How to Build a YouTube Creator Media Kit That Agencies Love
If you're a creator looking to get signed by a talent agency, your media kit needs to speak a different language than the one you'd send to a brand. Agencies evaluate creators differently — they're not buying one sponsorship, they're investing in a long-term business relationship. Here's what they actually want to see.
Most creators build a single media kit and send it to everyone — brands, agencies, MCNs, event organizers. That is a mistake. A brand manager is evaluating whether your audience will buy their product. A talent agency is evaluating whether they can build a multi-year business around you. The document you send needs to reflect that difference.
This guide walks through exactly what an agency-facing media kit should contain, how it differs from the brand-facing version, and the mistakes that get creators rejected before they ever get a meeting.
How Agency Evaluation Differs From Brand Evaluation
Understanding the difference between how brands and agencies evaluate creators is the foundation of building an effective agency-facing media kit.
Brands ask: “Will this creator's audience buy my product?” Agencies ask: “Can I sell this creator to 50 brands over the next 2 years?”
That is a fundamentally different question, and it changes what information matters. When a brand evaluates you, they care about audience demographics, engagement rate, and whether your content is relevant to their product category. When an agency evaluates you, they are looking at a broader set of signals that indicate long-term commercial viability.
Agencies look for:
- Consistent growth trajectory — Not just where you are today, but where you will be in 12 months. Agencies sign creators expecting their value to increase over time. A flat or declining channel is a hard sell, regardless of current size.

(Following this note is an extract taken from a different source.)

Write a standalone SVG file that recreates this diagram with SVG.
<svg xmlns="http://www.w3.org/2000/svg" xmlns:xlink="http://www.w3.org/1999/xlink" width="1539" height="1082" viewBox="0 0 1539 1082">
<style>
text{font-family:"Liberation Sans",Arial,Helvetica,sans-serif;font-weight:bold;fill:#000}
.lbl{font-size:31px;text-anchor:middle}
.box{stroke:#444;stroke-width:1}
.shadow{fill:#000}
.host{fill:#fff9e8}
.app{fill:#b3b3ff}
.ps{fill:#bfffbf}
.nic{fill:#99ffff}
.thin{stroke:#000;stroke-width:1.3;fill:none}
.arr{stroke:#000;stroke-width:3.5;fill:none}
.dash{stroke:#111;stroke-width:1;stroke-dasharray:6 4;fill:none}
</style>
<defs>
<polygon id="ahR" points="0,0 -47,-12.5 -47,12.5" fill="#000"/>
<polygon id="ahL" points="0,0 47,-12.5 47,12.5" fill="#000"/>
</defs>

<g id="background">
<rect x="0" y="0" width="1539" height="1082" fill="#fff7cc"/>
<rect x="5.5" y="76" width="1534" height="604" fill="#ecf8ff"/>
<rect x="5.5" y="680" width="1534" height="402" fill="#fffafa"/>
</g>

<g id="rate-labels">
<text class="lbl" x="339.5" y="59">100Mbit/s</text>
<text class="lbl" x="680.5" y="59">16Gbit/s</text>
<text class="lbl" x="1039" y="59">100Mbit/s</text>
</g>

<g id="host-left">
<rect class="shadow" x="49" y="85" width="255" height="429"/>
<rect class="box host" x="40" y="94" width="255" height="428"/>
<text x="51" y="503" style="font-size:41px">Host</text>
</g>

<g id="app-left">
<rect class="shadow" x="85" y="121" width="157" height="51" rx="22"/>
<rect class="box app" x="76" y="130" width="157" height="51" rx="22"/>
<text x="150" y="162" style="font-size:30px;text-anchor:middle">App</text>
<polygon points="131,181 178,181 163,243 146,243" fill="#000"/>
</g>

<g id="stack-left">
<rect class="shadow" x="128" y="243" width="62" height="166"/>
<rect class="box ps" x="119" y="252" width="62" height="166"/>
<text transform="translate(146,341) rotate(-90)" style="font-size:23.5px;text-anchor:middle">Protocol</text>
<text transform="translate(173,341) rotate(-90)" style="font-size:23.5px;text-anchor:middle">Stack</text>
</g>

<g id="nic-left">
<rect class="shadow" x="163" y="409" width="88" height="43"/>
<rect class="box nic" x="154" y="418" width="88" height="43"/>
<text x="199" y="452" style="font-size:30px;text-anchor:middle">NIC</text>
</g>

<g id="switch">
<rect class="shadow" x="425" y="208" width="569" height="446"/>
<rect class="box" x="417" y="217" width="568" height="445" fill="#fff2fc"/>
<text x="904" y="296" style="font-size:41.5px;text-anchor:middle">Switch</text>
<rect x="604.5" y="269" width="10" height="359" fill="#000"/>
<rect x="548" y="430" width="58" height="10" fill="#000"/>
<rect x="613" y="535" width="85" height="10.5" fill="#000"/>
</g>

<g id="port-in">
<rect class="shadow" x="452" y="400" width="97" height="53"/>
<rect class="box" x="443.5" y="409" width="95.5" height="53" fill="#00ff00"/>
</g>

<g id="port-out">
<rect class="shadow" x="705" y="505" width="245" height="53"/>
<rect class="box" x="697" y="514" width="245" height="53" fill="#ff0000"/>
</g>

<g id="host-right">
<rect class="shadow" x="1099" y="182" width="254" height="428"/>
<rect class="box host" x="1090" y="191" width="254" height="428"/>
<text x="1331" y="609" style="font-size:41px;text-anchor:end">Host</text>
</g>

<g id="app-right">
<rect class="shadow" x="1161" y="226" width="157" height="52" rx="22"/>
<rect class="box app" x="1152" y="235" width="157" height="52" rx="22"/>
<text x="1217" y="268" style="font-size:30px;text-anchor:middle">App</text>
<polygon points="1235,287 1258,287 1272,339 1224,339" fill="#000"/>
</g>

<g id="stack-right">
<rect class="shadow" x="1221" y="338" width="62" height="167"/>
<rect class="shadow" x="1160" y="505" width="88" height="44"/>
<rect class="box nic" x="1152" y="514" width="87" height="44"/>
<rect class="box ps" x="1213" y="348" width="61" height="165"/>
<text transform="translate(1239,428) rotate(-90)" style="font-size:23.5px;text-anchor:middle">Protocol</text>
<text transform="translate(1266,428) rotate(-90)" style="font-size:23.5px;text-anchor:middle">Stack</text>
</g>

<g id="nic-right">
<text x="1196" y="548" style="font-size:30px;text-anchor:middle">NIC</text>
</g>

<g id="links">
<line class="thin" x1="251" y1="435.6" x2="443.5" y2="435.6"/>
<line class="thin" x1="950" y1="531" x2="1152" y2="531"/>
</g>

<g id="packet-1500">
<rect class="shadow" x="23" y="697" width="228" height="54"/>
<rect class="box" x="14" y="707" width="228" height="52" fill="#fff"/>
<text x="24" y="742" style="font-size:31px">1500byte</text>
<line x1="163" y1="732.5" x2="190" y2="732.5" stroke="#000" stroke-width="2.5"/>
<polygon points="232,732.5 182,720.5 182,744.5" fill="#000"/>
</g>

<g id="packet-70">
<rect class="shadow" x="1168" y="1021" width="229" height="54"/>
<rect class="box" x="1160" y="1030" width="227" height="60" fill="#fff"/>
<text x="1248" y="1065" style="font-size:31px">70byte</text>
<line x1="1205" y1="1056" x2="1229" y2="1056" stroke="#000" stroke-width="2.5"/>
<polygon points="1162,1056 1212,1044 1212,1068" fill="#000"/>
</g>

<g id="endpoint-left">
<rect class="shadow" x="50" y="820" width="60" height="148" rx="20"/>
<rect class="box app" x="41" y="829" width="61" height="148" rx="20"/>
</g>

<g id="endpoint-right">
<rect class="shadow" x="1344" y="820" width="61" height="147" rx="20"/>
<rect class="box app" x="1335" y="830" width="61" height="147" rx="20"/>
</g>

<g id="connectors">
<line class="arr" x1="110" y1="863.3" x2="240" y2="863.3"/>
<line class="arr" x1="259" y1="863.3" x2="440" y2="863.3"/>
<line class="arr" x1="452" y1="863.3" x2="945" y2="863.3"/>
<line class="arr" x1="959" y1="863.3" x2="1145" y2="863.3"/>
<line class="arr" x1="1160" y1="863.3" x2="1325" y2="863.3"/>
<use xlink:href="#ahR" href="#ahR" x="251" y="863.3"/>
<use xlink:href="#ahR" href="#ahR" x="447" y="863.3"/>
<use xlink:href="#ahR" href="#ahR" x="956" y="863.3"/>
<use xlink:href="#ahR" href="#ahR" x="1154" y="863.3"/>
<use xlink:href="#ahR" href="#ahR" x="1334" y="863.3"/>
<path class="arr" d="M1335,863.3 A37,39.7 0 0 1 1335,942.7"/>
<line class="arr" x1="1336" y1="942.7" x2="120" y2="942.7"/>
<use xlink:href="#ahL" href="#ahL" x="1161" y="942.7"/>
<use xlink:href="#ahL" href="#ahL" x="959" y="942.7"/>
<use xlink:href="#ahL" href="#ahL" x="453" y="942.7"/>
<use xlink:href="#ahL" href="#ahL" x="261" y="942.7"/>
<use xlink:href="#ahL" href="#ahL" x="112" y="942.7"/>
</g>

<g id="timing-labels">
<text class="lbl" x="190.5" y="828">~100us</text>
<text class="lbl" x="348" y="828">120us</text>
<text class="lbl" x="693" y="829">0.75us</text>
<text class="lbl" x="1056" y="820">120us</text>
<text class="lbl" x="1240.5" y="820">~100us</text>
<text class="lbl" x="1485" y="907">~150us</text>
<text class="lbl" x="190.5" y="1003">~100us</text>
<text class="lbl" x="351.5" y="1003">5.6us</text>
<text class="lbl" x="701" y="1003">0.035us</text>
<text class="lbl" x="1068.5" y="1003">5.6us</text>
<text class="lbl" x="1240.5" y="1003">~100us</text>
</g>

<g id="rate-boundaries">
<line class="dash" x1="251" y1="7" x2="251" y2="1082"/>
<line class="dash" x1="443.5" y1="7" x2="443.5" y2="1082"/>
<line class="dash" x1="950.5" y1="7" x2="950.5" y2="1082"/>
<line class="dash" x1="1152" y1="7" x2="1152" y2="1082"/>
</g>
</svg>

- Professional communication — Agencies need creators who respond to emails within 24 hours, meet deadlines, and can handle brand calls without hand-holding. Your media kit is the first signal of how professional you are.
- Content consistency — A regular upload schedule tells agencies you treat this as a job, not a hobby. Erratic posting makes it difficult for them to pitch you to brands who need predictable delivery timelines.
- Multiple monetization angles — Agencies earn a percentage of your deals. If you only do mid-roll sponsorships, their earning potential is limited. Creators who can offer dedicated videos, Shorts integrations, live stream sponsorships, and social media packages are far more attractive.
- Brand-safe personality — Agencies need to pitch you across categories. If your content is controversial or polarizing, they will struggle to place you with mainstream brands. This does not mean you need to be boring — it means agencies want creators whose personality works across a range of brand types.
If your current media kit only addresses the brand question (“will my audience buy your product?”), it is not going to resonate with an agency reviewing 200 creator applications per month.
The 6 Sections Every Agency-Facing Media Kit Needs
Keep your agency media kit to two or three pages. Agencies review hundreds of creators, so density and clarity matter more than length. Here are the six sections that should be in every agency-facing kit.
1. Channel Overview
Start with the basics: your channel name, niche, subscriber count, monthly views, and upload frequency. Keep it clean and visual. This section should be scannable in under ten seconds.
Unlike a brand-facing kit where you lead with audience demographics, the agency kit should lead with your positioning. Who are you in the creator landscape? What category do you own? If an agency cannot articulate your value proposition in one sentence after reading this section, it needs work.
Example: “TechFrame is a consumer tech review channel with 120,000 subscribers, averaging 45,000 views per video, publishing twice weekly. Primary audience: US males 25-44 interested in smartphones, laptops, and smart home devices.”
2. Audience Demographics
Pull your data directly from YouTube Analytics. Include age distribution, gender split, geographic breakdown, and interests. For agencies, the geographic breakdown is especially critical — US, UK, and Canadian audience percentages matter because agencies need to know your audience has purchasing power.
A creator with 80% US/UK/CA audience is dramatically more valuable to an agency than a creator with the same subscriber count but 80% audience in regions with lower advertising CPMs. Be upfront about this data. If your audience skews heavily toward one region, own it — agencies will find out anyway.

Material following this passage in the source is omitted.